Gente sabia
otra vez, un trayecto en villavesa me regala un acerico, un imán, un núcleo donde sujetar pensamientos, sensaciones, certezas.
Bueno, ¿y qué tal estás?, pregunta una de ellas y la otra contesta que triste. No hay languidez en su voz, ni asomo de ese tono lastimero que erige a quien lo usa en figura trágica e incontestable en su dolor, es la afirmación tranquila de alguien que no tiene mayor pudor para reconocerlo. A la respuesta no le sigue la batería de preguntas que también el pudor o la torpeza podrían dictar a quien la escucha, esas que echan rápidamente arena para tapar lo que acaban de oír y derivar la charla hacia otros parajes más llanos, tampoco consejos ni una lista de experiencias parecidas que convertirían en vulgar y adocenada la tristeza. Deduzco que a la receptora del mensaje no le son desconocidas pero no alude a ellas, son su clave para comprender, hoy no son el tema. Se toman su tiempo para hablar. Dan espacio, exquisitas, como si cada una reconociera palmo a palmo el terreno propio y el ajeno recién modificado por cada intercambio de palabras. Me gustan estas dos. No se atolondran, no se acribillan, seguramente se miran pero eso es cosa suya y ahí no entro.

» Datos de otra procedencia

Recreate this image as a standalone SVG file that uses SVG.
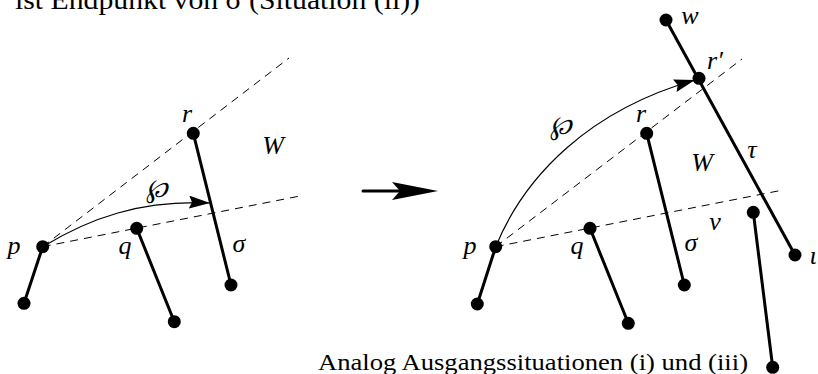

Acerico, pese a que suena a acero y sirve para clavar alfileres, lo que sugiere la relación mutua entre ambas palabras, no comparte raíz con el duro metal. Acerico viene de hazero, que significa almohada. Todo lo contrario, algo blando y mullido.
Todo esto pensaba en la 18. Se podía descansar en la apacible conversación de las dos viajeras. Allí quedéme y olvidéme unas cuantas paradas dejando mi cuidado, como el clásico, mecido en su conversación.
La gente sufrimos bastante. A veces nos acompañamos bien. Qué majas. Qué sabias.